Monday, July 13, 2009

Poem for Monday

Ktaadn
By April Bernard


What was lost, again, the hot sap
that burnt my throat with, well why not, joy.
Did I own in or just borrow it
from eyes that should be cool but were not, were hot.
A moment's forgetting, did I turn to see
some other sort of startle in the grass,
did I stoop to heal the afflicted
beasts that lost their eyes and wings.
How often is too often, what if
this heat tore through me constant
as the sky I tear apart, claiming,
This is mine, well what of it.
Let's see who's still standing when I burn, again,
when the mountain is set to the match.

--------

We had a pretty quiet Sunday -- laundry, a bit of shopping, some reading, lots of e-mail debate about Torchwood. In the afternoon the kids went to the pool. In the evening we went to Vertigo66's younger son's birthday party, which was a lot of fun -- I don't get to see her whole family, or her sister's family, very often, and a friend of both of ours from high school was there as well.


A plover with a rusting cannon beside it on the human-constructed island of Fort Sumter.


This is how the fort looked during the approach aboard the Spirit of Charleston...
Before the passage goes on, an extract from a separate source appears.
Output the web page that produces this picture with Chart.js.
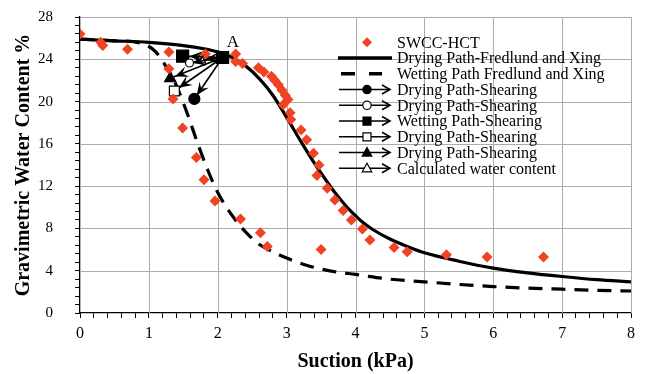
<!DOCTYPE html>
<html><head><meta charset="utf-8">
<script src="https://cdn.jsdelivr.net/npm/chart.js@4/dist/chart.umd.min.js"></script>
<style>html,body{margin:0;padding:0;background:#fff}</style>
</head><body><canvas id="c" width="647" height="374"></canvas>
<script>
// ---- data ----
const swccX = [0,0.3,0.33,0.69,1.29,1.29,1.35,1.49,1.69,1.8,1.96,1.82,2.26,2.26,2.36,2.59,2.67,2.78,2.83,2.88,2.93,2.98,3.02,2.95,3.05,3.06,3.21,3.29,3.39,3.47,3.44,3.59,3.70,3.82,3.94,4.10,4.21,4.56,4.75,3.50,2.33,2.62,2.72,5.32,5.91,6.73];
const swccY = [26.4,25.6,25.3,24.95,24.7,23.1,20.25,17.5,14.7,12.6,10.6,24.5,24.5,23.8,23.6,23.2,22.8,22.4,22.0,21.6,21.1,20.6,20.2,19.7,18.95,18.3,17.3,16.4,15.1,14.0,13.0,11.8,10.7,9.7,8.8,7.95,6.9,6.2,5.8,6.0,8.9,7.6,6.3,5.5,5.3,5.3];

const dryFX = [0,0.5,1,1.5,1.8,2,2.2,2.4,2.6,2.8,3.0,3.2,3.4,3.6,3.7,3.8,3.9,4.0,4.1,4.25,4.5,4.75,5,5.5,6,6.5,7,7.5,8];
const dryFY = [25.9,25.75,25.6,25.3,25.0,24.7,24.2,23.4,22.2,20.6,18.5,16.3,14.2,12.3,11.4,10.6,9.85,9.2,8.6,7.9,7.0,6.3,5.7,4.9,4.25,3.8,3.45,3.15,2.95];

const wetFX = [0,0.5,0.9,1.1,1.25,1.4,1.55,1.7,1.85,2.0,2.2,2.4,2.6,2.8,3.0,3.3,3.7,4.0,4.5,5,5.5,6,6.5,7,7.5,8];
const wetFY = [25.9,25.75,25.5,24.7,23.3,21.5,19.0,16.2,13.6,11.4,9.3,7.7,6.5,5.8,5.2,4.5,3.9,3.65,3.2,2.95,2.7,2.5,2.35,2.25,2.15,2.08];

const pointA = [2.07, 24.17];
const shearNames = ['Drying Path-Shearing','Drying Path-Shearing','Wetting Path-Shearing','Drying Path-Shearing','Drying Path-Shearing','Calculated water content'];
const shearEndX = [1.66, 1.59, 1.49, 1.37, 1.31, 1.75];
const shearEndY = [20.25, 23.65, 24.3, 21.0, 22.2, 23.95];
const shearStyle = ['circle','circle','rect','rect','triangle','triangle'];
const shearFilled = [true,false,true,false,true,false];
const shearRadius = [5.5,4,8.5,7,6.5,6];

const xTickLabels = [0,1,2,3,4,5,6,7,8];
const yTickLabels = [0,4,8,12,16,20,24,28];
const labelA = {x: 2.22, y: 25.55, text: 'A'};

const RED = '#EF4323';
const GRID = '#ABABAB';
const SERIF = '"Liberation Serif", "Times New Roman", serif';

const zip = (xs, ys) => xs.map((x, i) => ({x, y: ys[i]}));
const isMult = (v, m) => Math.abs(v / m - Math.round(v / m)) < 1e-6;

const datasets = [
  {label:'SWCC-HCT', data: zip(swccX, swccY), showLine:false, pointStyle:'rectRot', pointRadius:5.5,
   pointBackgroundColor:RED, pointBorderColor:RED, pointBorderWidth:0, order:0},
  {label:'Drying Path-Fredlund and Xing', data: zip(dryFX, dryFY), showLine:true, borderColor:'#000', borderWidth:3.2,
   pointRadius:0, cubicInterpolationMode:'monotone', order:2},
  {label:'Wetting Path Fredlund and Xing', data: zip(wetFX, wetFY), showLine:true, borderColor:'#000', borderWidth:3.2,
   borderDash:[14,9], pointRadius:0, cubicInterpolationMode:'monotone', order:2},
];
shearNames.forEach((n, i) => {
  datasets.push({
    label: n, shear: true, data: [{x: pointA[0], y: pointA[1]}, {x: shearEndX[i], y: shearEndY[i]}],
    showLine: true, borderColor: '#000', borderWidth: 1.6,
    pointStyle: shearStyle[i],
    pointRadius: i === 2 ? [shearRadius[i], shearRadius[i]] : [0, shearRadius[i]],
    pointBackgroundColor: shearFilled[i] ? '#000' : '#fff', pointBorderColor: '#000', pointBorderWidth: 1.2,
    order: 1
  });
});

function drawMajorGrid(chart) {
  const ctx = chart.ctx, xs = chart.scales.x, ys = chart.scales.y;
  const a = chart.chartArea;
  ctx.save();
  ctx.strokeStyle = GRID; ctx.lineWidth = 1;
  ctx.beginPath();
  for (const v of xTickLabels) { if (v === 0) continue; const px = Math.round(xs.getPixelForValue(v)) + 0.5; ctx.moveTo(px, a.top); ctx.lineTo(px, a.bottom); }
  for (const v of yTickLabels) { if (v === 0) continue; const py = Math.round(ys.getPixelForValue(v)) + 0.5; ctx.moveTo(a.left, py); ctx.lineTo(a.right, py); }
  ctx.stroke();
  ctx.restore();
}

const gridPlugin = { id: 'majorGrid', beforeDatasetsDraw(chart) { drawMajorGrid(chart); } };

const arrowPlugin = {
  id: 'arrows',
  afterDatasetsDraw(chart) {
    const ctx = chart.ctx;
    chart.data.datasets.forEach((ds, di) => {
      if (!ds.shear) return;
      const meta = chart.getDatasetMeta(di);
      const p0 = meta.data[0], p1 = meta.data[1];
      const idx = di - 3;
      const ang = Math.atan2(p1.y - p0.y, p1.x - p0.x);
      const off = shearRadius[idx] * 0.8;
      const tx = p1.x - Math.cos(ang) * off, ty = p1.y - Math.sin(ang) * off;
      const L = 13, W = 5.5;
      ctx.save();
      ctx.fillStyle = '#000';
      ctx.beginPath();
      ctx.moveTo(tx, ty);
      const bx = tx - Math.cos(ang) * L, by = ty - Math.sin(ang) * L;
      const nx = -Math.sin(ang), ny = Math.cos(ang);
      ctx.lineTo(bx + nx * W, by + ny * W);
      ctx.lineTo(tx - Math.cos(ang) * L * 0.6, ty - Math.sin(ang) * L * 0.6);
      ctx.lineTo(bx - nx * W, by - ny * W);
      ctx.closePath();
      ctx.fill();
      ctx.restore();
    });
    const xs = chart.scales.x, ys = chart.scales.y;
    ctx.save();
    ctx.font = '17px ' + SERIF;
    ctx.fillStyle = '#000';
    ctx.textAlign = 'center';
    ctx.textBaseline = 'middle';
    ctx.fillText(labelA.text, xs.getPixelForValue(labelA.x), ys.getPixelForValue(labelA.y));
    ctx.restore();
  }
};

function drawMarker(ctx, style, filled, x, y, r) {
  ctx.save();
  ctx.fillStyle = filled ? '#000' : '#fff';
  ctx.strokeStyle = '#000';
  ctx.lineWidth = 1.2;
  ctx.beginPath();
  if (style === 'circle') ctx.arc(x, y, r, 0, Math.PI * 2);
  else if (style === 'rect') ctx.rect(x - r, y - r, 2 * r, 2 * r);
  else { ctx.moveTo(x, y - r); ctx.lineTo(x + r * 0.95, y + r * 0.7); ctx.lineTo(x - r * 0.95, y + r * 0.7); ctx.closePath(); }
  ctx.fill(); ctx.stroke();
  ctx.restore();
}

const legendPlugin = {
  id: 'customLegend',
  afterDraw(chart) {
    const ctx = chart.ctx;
    const y0 = 42.3, dy = 15.75, tx = 397;
    ctx.save();
    ctx.font = '16px ' + SERIF;
    ctx.textBaseline = 'middle';
    chart.data.datasets.forEach((ds, i) => {
      const y = y0 + i * dy;
      ctx.fillStyle = '#000';
      ctx.fillText(ds.label, tx, y + 1);
      if (i === 0) {
        ctx.fillStyle = RED;
        ctx.beginPath();
        ctx.moveTo(367, y - 5); ctx.lineTo(372, y); ctx.lineTo(367, y + 5); ctx.lineTo(362, y); ctx.closePath(); ctx.fill();
      } else if (i === 1) {
        ctx.strokeStyle = '#000'; ctx.lineWidth = 3.5;
        ctx.beginPath(); ctx.moveTo(338, y); ctx.lineTo(392, y); ctx.stroke();
      } else if (i === 2) {
        ctx.strokeStyle = '#000'; ctx.lineWidth = 3.5;
        ctx.beginPath(); ctx.moveTo(341, y); ctx.lineTo(355, y); ctx.moveTo(369, y); ctx.lineTo(382, y); ctx.stroke();
      } else {
        const k = i - 3;
        ctx.strokeStyle = '#000'; ctx.lineWidth = 1.6;
        ctx.beginPath(); ctx.moveTo(339, y); ctx.lineTo(390, y); ctx.stroke();
        ctx.beginPath(); ctx.moveTo(382, y - 4.5); ctx.lineTo(390, y); ctx.lineTo(382, y + 4.5); ctx.stroke();
        const r = shearStyle[k] === 'rect' ? 4 : (shearStyle[k] === 'circle' ? 4.2 : 5);
        drawMarker(ctx, shearStyle[k], shearFilled[k], 367, y, r);
      }
    });
    ctx.restore();
  }
};

new Chart(document.getElementById('c'), {
  type: 'scatter',
  data: { datasets },
  options: {
    responsive: false, animation: false, devicePixelRatio: 1,
    layout: { padding: { left: 0, right: 16, top: 17, bottom: 0 } },
    plugins: { legend: { display: false }, tooltip: { enabled: false } },
    scales: {
      x: {
        type: 'linear', min: 0, max: 8,
        afterFit: s => { s.height = 61; },
        ticks: { stepSize: 0.2, autoSkip: false, maxRotation: 0, padding: 6, color: '#000',
          font: { family: SERIF, size: 16 },
          callback: v => isMult(v, 1) && xTickLabels.includes(Math.round(v)) ? String(Math.round(v)) : '' },
        grid: { drawOnChartArea: false, color: '#000', tickColor: '#000', tickLength: 5, lineWidth: 1 },
        border: { color: '#000', width: 1.3 },
        title: { display: true, text: 'Suction (kPa)', color: '#000', font: { family: SERIF, size: 20, weight: 'bold' }, padding: { top: 0, bottom: 0 } }
      },
      y: {
        type: 'linear', min: 0, max: 28,
        afterFit: s => { s.width = 80; s.paddingTop = 9; s.paddingBottom = 9; },
        ticks: { stepSize: 0.8, autoSkip: false, padding: 22, color: '#000',
          font: { family: SERIF, size: 15 },
          callback: v => isMult(v, 4) && yTickLabels.includes(Math.round(v)) ? String(Math.round(v)) : '' },
        grid: { drawOnChartArea: false, color: '#000', tickColor: '#000', tickLength: 5, lineWidth: 1 },
        border: { color: '#000', width: 1.3 },
        title: { display: true, text: 'Gravimetric Water Content %', color: '#000', font: { family: SERIF, size: 20, weight: 'bold' }, padding: { top: 12, bottom: 0 } }
      }
    }
  },
  plugins: [gridPlugin, arrowPlugin, legendPlugin]
});
</script></body></html>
...whereas this is an artist's rendition of how the fort looked on the night the Civil War began, displayed in the museum on the island.
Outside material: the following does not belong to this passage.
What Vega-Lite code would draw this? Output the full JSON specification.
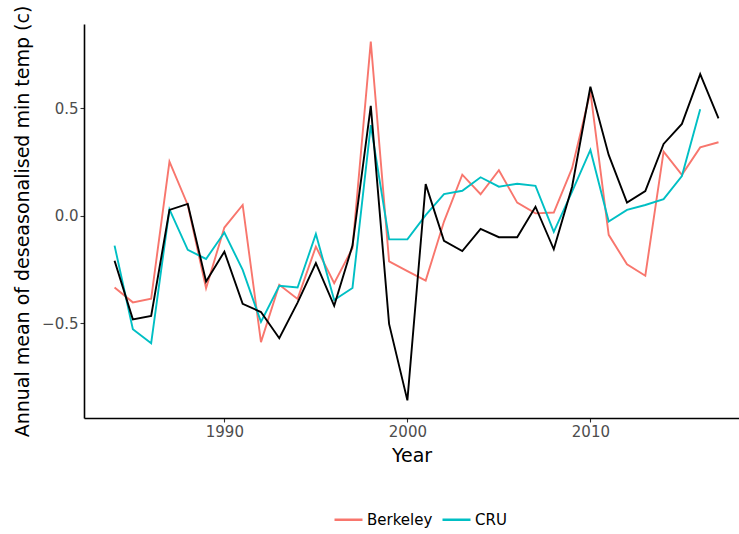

The museum also contains artifacts recovered during excavations, like the toothbrush without bristles and the ink bottle in this display.
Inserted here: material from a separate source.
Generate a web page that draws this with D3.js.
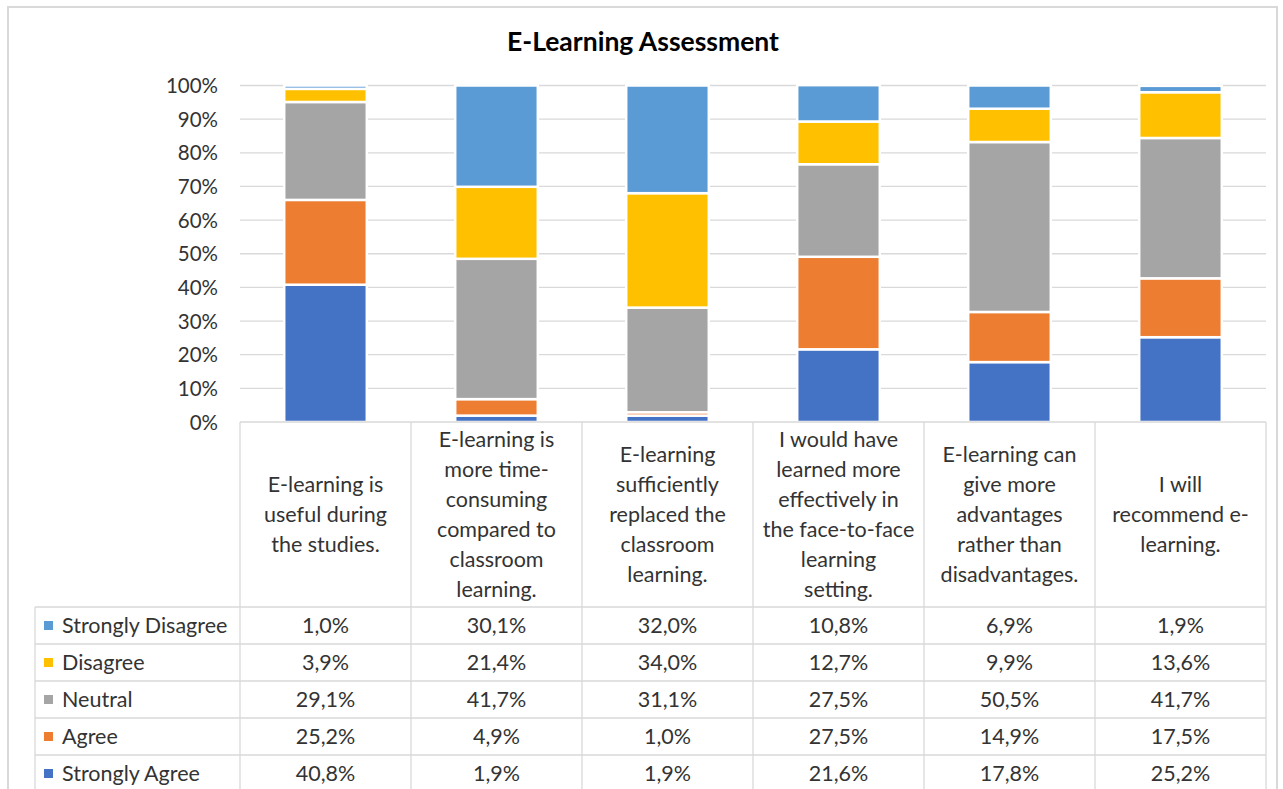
<!DOCTYPE html>
<html>
<head>
<meta charset="utf-8">
<script src="https://cdn.jsdelivr.net/npm/d3@7"></script>
<style>
  html, body { margin: 0; padding: 0; background: #fff; }
  svg { display: block; }
  text { font-family: Lato, "Open Sans", sans-serif; fill: #333; }
</style>
</head>
<body>
<svg id="chart" width="1283" height="789"></svg>
<script>
// ---------------- DATA ----------------
const title = "E-Learning Assessment";
const categories = [
  ["E-learning is", "useful during", "the studies."],
  ["E-learning is", "more time-", "consuming", "compared to", "classroom", "learning."],
  ["E-learning", "sufficiently", "replaced the", "classroom", "learning."],
  ["I would have", "learned more", "effectively in", "the face-to-face", "learning", "setting."],
  ["E-learning can", "give more", "advantages", "rather than", "disadvantages."],
  ["I will", "recommend e-", "learning."]
];
// series in table order (top row first)
const seriesNames = ["Strongly Disagree", "Disagree", "Neutral", "Agree", "Strongly Agree"];
const stronglyDisagree = [1.0, 30.1, 32.0, 10.8, 6.9, 1.9];
const disagree         = [3.9, 21.4, 34.0, 12.7, 9.9, 13.6];
const neutral          = [29.1, 41.7, 31.1, 27.5, 50.5, 41.7];
const agree            = [25.2, 4.9, 1.0, 27.5, 14.9, 17.5];
const stronglyAgree    = [40.8, 1.9, 1.9, 21.6, 17.8, 25.2];
const seriesValues = [stronglyDisagree, disagree, neutral, agree, stronglyAgree];
const seriesColors = ["#5B9BD5", "#FFC000", "#A5A5A5", "#ED7D31", "#4472C4"];
const yTicks = [0, 10, 20, 30, 40, 50, 60, 70, 80, 90, 100];

// ---------------- LAYOUT ----------------
const svg = d3.select("#chart");
const W = 1283, H = 789;
const plotLeft = 240, plotRight = 1266, plotTop = 85.5, plotBottom = 422;
const headerBottom = 607, rowH = 37, legendLeft = 35;
const gridColor = "#d9d9d9";
const fontSize = 21.5;
const axisFontSize = 20.5;

// outer chart border
svg.append("rect")
  .attr("x", 8).attr("y", 7).attr("width", 1269).attr("height", H + 20)
  .attr("fill", "#fff").attr("stroke", "#d9d9d9").attr("stroke-width", 2);

// title
svg.append("text")
  .attr("x", 643).attr("y", 51)
  .attr("text-anchor", "middle")
  .style("font-size", "26.5px").style("font-weight", "bold")
  .style("fill", "#000")
  .text(title);

const x = d3.scaleBand()
  .domain(d3.range(categories.length))
  .range([plotLeft, plotRight])
  .paddingInner(0.517).paddingOuter(0.2585);

const xCol = d3.scaleBand()
  .domain(d3.range(categories.length))
  .range([plotLeft, plotRight]);

const y = d3.scaleLinear().domain([0, 100]).range([plotBottom, plotTop]);

// gridlines
svg.append("g").selectAll("line")
  .data(yTicks.filter(t => t > 0))
  .join("line")
  .attr("x1", plotLeft).attr("x2", plotRight)
  .attr("y1", d => y(d)).attr("y2", d => y(d))
  .attr("stroke", gridColor).attr("stroke-width", 1.3);

// y axis labels
const yAxis = d3.axisLeft(y).tickValues(yTicks).tickFormat(d => d + "%").tickSize(0).tickPadding(0);
const gy = svg.append("g").attr("transform", `translate(${218},0)`).call(yAxis);
gy.select(".domain").remove();
gy.selectAll("text")
  .style("font-family", "Lato, 'Open Sans', sans-serif")
  .style("font-size", axisFontSize + "px")
  .style("fill", "#333")
  .attr("dy", "0.35em");

// stacked data (bottom: Strongly Agree)
const stackKeys = seriesNames.slice().reverse();
const rows = categories.map((c, i) => {
  const o = { idx: i };
  seriesNames.forEach((s, k) => o[s] = seriesValues[k][i]);
  return o;
});
const stacked = d3.stack().keys(stackKeys)(rows);
const colorOf = d3.scaleOrdinal().domain(seriesNames).range(seriesColors);

svg.append("g").selectAll("g")
  .data(stacked)
  .join("g")
  .attr("fill", d => colorOf(d.key))
  .selectAll("rect")
  .data(d => d)
  .join("rect")
  .attr("x", d => x(d.data.idx))
  .attr("width", x.bandwidth())
  .attr("y", d => y(d[1]))
  .attr("height", d => Math.max(0, y(d[0]) - y(d[1])))
  .attr("stroke", "#fff")
  .attr("stroke-width", 2.5);

// ---------------- DATA TABLE ----------------
const tableBottom = headerBottom + rowH * seriesNames.length;
const tg = svg.append("g");
// horizontal lines
tg.append("line").attr("x1", plotLeft).attr("x2", plotRight)
  .attr("y1", plotBottom).attr("y2", plotBottom)
  .attr("stroke", gridColor).attr("stroke-width", 1.3);
d3.range(seriesNames.length + 1).forEach(r => {
  tg.append("line").attr("x1", legendLeft).attr("x2", plotRight)
    .attr("y1", headerBottom + r * rowH).attr("y2", headerBottom + r * rowH)
    .attr("stroke", gridColor).attr("stroke-width", 1.3);
});
// vertical lines
tg.append("line").attr("x1", legendLeft).attr("x2", legendLeft)
  .attr("y1", headerBottom).attr("y2", tableBottom)
  .attr("stroke", gridColor).attr("stroke-width", 1.3);
d3.range(categories.length + 1).forEach(c => {
  const xx = c < categories.length ? xCol(c) : plotRight;
  tg.append("line").attr("x1", xx).attr("x2", xx)
    .attr("y1", plotBottom).attr("y2", tableBottom)
    .attr("stroke", gridColor).attr("stroke-width", 1.3);
});

// header category labels
const headerMid = (plotBottom + headerBottom) / 2;
const lineH = 30;
categories.forEach((lines, i) => {
  const cx = xCol(i) + xCol.bandwidth() / 2;
  const t = tg.append("text")
    .attr("text-anchor", "middle")
    .style("font-size", fontSize + "px");
  lines.forEach((ln, k) => {
    t.append("tspan")
      .attr("x", cx)
      .attr("y", headerMid + (k - (lines.length - 1) / 2) * lineH)
      .attr("dy", "0.35em")
      .text(ln);
  });
});

// rows
const fmt = v => d3.format(".1f")(v).replace(".", ",") + "%";
seriesNames.forEach((s, r) => {
  const cy = headerBottom + r * rowH + rowH / 2;
  tg.append("rect").attr("x", 44).attr("y", cy - 4.5).attr("width", 9).attr("height", 9)
    .attr("fill", seriesColors[r]);
  tg.append("text").attr("x", 62).attr("y", cy).attr("dy", "0.35em")
    .style("font-size", fontSize + "px").text(s);
  seriesValues[r].forEach((v, i) => {
    tg.append("text")
      .attr("x", xCol(i) + xCol.bandwidth() / 2).attr("y", cy).attr("dy", "0.35em")
      .attr("text-anchor", "middle")
      .style("font-size", fontSize + "px").text(fmt(v));
  });
});
</script>
</body>
</html>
Around the walls of the fort, one can see such wildlife as pelicans...


...and crustaceans, both fiddler crabs and little black crabs that I understand may be an invasive species in the river.


Here are the flags of Fort Sumter: The 33-star Union flag that flew on April 12-13, 1861, when the Civil War started; the circular 35-star Union flag raised on February 18, 1865, once the fort was under Union control again; the flag of the Palmetto Guard, the first Southern flag to fly at Fort Sumter; the state flag of South Carolina, featuring a palmetto and a gorget; the Confederate Stars & Bars; and the Stainless Banner, with a small Confederate emblem representing the states that seceded after the battle of Fort Sumter plus states claimed by the Confederacy.


And here are my kids on the gangway back to the boat.


After we got home, we watched Rasputin, which I had only seen previously on slowly rotting VHS tape, but the wonderful Xena2001DE pointed me toward a torrent and now I have a fairly decent DVD converted from an AVI file. There's a lot of Russian history glossed over or just plain rewritten, but I love Alan Rickman's complete abandon as the title character, Ian McKellen's misery as the failing tsar, Greta Scacchi's unhappy dignity as the tsarina, James Frain's subtle sleaziness as Yusupov and the little boy, Freddie Findlay, who plays the tsarevitch. Plus it's a very good-looking production.